Winnipeg launch of After Identity

  • March 18, 2016

University of Manitoba Press invites you to celebrate the launch of Robert Zacharias’ collection on Mennonite writing through the lens of identity.

When: Friday March 18, 7:30 pm
Where: McNally Robinson Booksellers (1120 Grant Avenue), Winnipeg.
Cost: FREE

The event features editor Robert Zacharias and special guests Di Brandt and Royden Loewen. Light refreshments provided.

About the Book
For decades, the field of Mennonite literature has been dominated by the question of Mennonite identity.
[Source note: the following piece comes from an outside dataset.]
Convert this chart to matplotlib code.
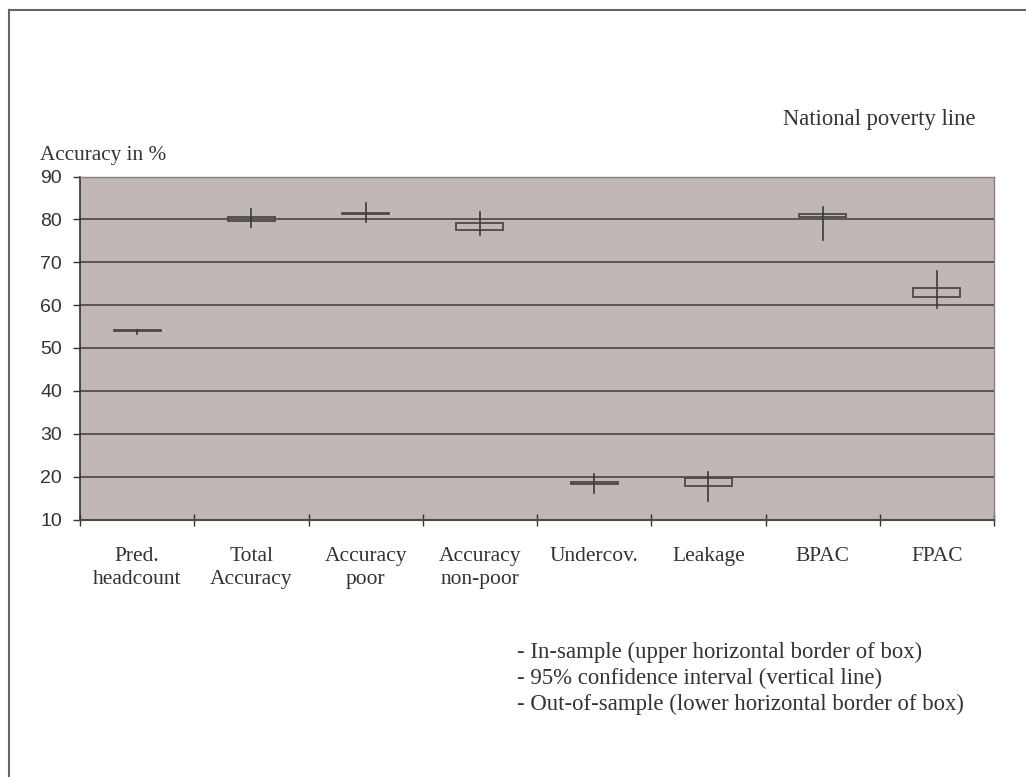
import numpy as np
import matplotlib
matplotlib.use("Agg")
import matplotlib.pyplot as plt
from matplotlib.patches import Rectangle
from matplotlib.lines import Line2D

## DATA (accuracy in %)
categories_ = ["Pred.\nheadcount", "Total\nAccuracy", "Accuracy\npoor", "Accuracy\nnon-poor",
               "Undercov.", "Leakage", "BPAC", "FPAC"]
in_sample_ = [54.2, 80.5, 81.6, 79.1, 18.7, 19.7, 81.2, 64.1]
out_sample_ = [54.0, 79.7, 81.2, 77.6, 18.2, 17.7, 80.5, 61.8]
ci_low_ = [53.2, 78.3, 79.4, 76.3, 16.2, 14.3, 75.3, 59.4]
ci_high_ = [54.2, 82.4, 83.8, 81.7, 20.5, 21.0, 83.0, 68.0]
y_ticks_ = [10, 20, 30, 40, 50, 60, 70, 80, 90]
legend_lines_ = ["- In-sample (upper horizontal border of box)",
                 "- 95% confidence interval (vertical line)",
                 "- Out-of-sample (lower horizontal border of box)"]

W_, H_ = 1026, 777
serif_ = "Liberation Serif"
sans_ = "Liberation Sans"
txt_col_ = "#333333"
bg_col_ = "#c1b8b5"


def fx_(px_):
    return px_ / W_


def fy_(py_):
    return 1 - py_ / H_


def draw_chart_():
    fig_ = plt.figure(figsize=(W_ / 100, H_ / 100), dpi=100)
    fig_.patch.set_facecolor("white")

    # outer frame of the exhibit (only left and top edges are inside the picture)
    fig_.add_artist(Line2D([fx_(9), fx_(9)], [fy_(10), 0], color="#666666", lw=1.5))
    fig_.add_artist(Line2D([fx_(9), 1], [fy_(10), fy_(10)], color="#666666", lw=1.5))

    ax_ = fig_.add_axes([fx_(80), fy_(519.5), fx_(994) - fx_(80), fy_(176.5) - fy_(519.5)])
    ax_.set_facecolor(bg_col_)
    n_ = len(categories_)
    ax_.set_xlim(0, n_)
    ax_.set_ylim(10, 90)

    # grid lines
    for yv_ in y_ticks_[1:-1]:
        ax_.axhline(yv_, color="#3c3c3c", lw=1.1, zorder=1)

    box_w_ = 0.41
    for i_ in range(n_):
        cx_ = i_ + 0.5
        ax_.add_patch(Rectangle((cx_ - box_w_ / 2, out_sample_[i_]), box_w_,
                                in_sample_[i_] - out_sample_[i_],
                                facecolor="none", edgecolor="#4a4a4a", lw=1.3, zorder=3))
        ax_.plot([cx_, cx_], [ci_low_[i_], ci_high_[i_]], color="#3a3a3a", lw=1.2, zorder=4)

    # spines
    ax_.spines["left"].set_color("#333333")
    ax_.spines["bottom"].set_color("#4a4a4a")
    ax_.spines["top"].set_color("#8a7f7c")
    ax_.spines["right"].set_color("#8a7f7c")
    ax_.spines["left"].set_linewidth(1.2)
    ax_.spines["bottom"].set_linewidth(1.5)
    ax_.spines["top"].set_linewidth(1.0)
    ax_.spines["right"].set_linewidth(1.0)

    ax_.set_yticks(y_ticks_)
    ax_.set_yticklabels([str(v_) for v_ in y_ticks_], fontfamily=sans_, fontsize=14, color=txt_col_)
    ax_.tick_params(axis="y", direction="out", length=5, width=1, color="#333333", pad=8)

    # category labels at the centres, tick marks on the borders
    ax_.set_xticks(np.arange(n_) + 0.5)
    ax_.set_xticklabels(categories_, fontfamily=serif_, fontsize=15.5, color=txt_col_, linespacing=1.3)
    ax_.tick_params(axis="x", which="major", length=0, pad=19.5)
    ax_.set_xticks(np.arange(n_ + 1), minor=True)
    ax_.tick_params(axis="x", which="minor", direction="inout", length=9, width=1, color="#333333")

    fig_.text(fx_(40), fy_(160), "Accuracy in %", fontfamily=serif_, fontsize=15.3,
              color=txt_col_, va="baseline", ha="left")
    fig_.text(fx_(783), fy_(125), "National poverty line", fontfamily=serif_, fontsize=16.3,
              color=txt_col_, va="baseline", ha="left")
    for k_, line_ in enumerate(legend_lines_):
        fig_.text(fx_(517), fy_(658 + 26 * k_), line_, fontfamily=serif_, fontsize=16.4,
                  color=txt_col_, va="baseline", ha="left")

    fig_.savefig("out.png", dpi=100, facecolor="white")


draw_chart_()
After Identity: Mennonite Writing in North America offers a cohesive platform for an reappraisal of Mennonite literature and literary criticism, as well as a reflection of current conversations in the field about Mennonite literary discourse and cultural identity.

After Identity features twelve interdisciplinary essays from scholars who see Mennonite writing transitioning beyond a tradition concerned primarily with defining itself and its cultural milieu. Contributors explore the histories and contexts—as well as the gaps—that have informed and diverted the perennial focus on identity in Mennonite literature, even as that identity is reread, reframed, and expanded. Together, the essays in this volume interrogate what is at stake in this ongoing preoccupation with identity and explore the potential for a move towards a truly post-identity literature.

About the Authors
Robert Zacharias is a Visiting Scholar in the Centre for Diaspora and Transnational Studies at the University of Toronto. He is Assistant Editor of the Journal of Mennonite Studies; co-editor, with Smaro Kamboureli, of Shifting the Ground of Canadian Literature, and author of Rewriting the Break Event: Mennonites and Migration in Canadian Literature.

Di Brandt is a poet, essayist, teacher, and critic living in Brandon, Manitoba. Turnstone Press recently published a new edition of questions i asked my mother (1987), winner of the Gerald Lampert Award and nominee for the Governor-General’s Award for Poetry and the Dillons Commonwealth Poetry Prize.

Royden Loewen is a professor of history and Chair of Mennonite Studies at the University of Winnipeg. His books include Family, Church and Market: A Mennonite Community in the Old and New Worlds, and Horse-and-Buggy Genius: Listening to Mennonites Contest the Modern World.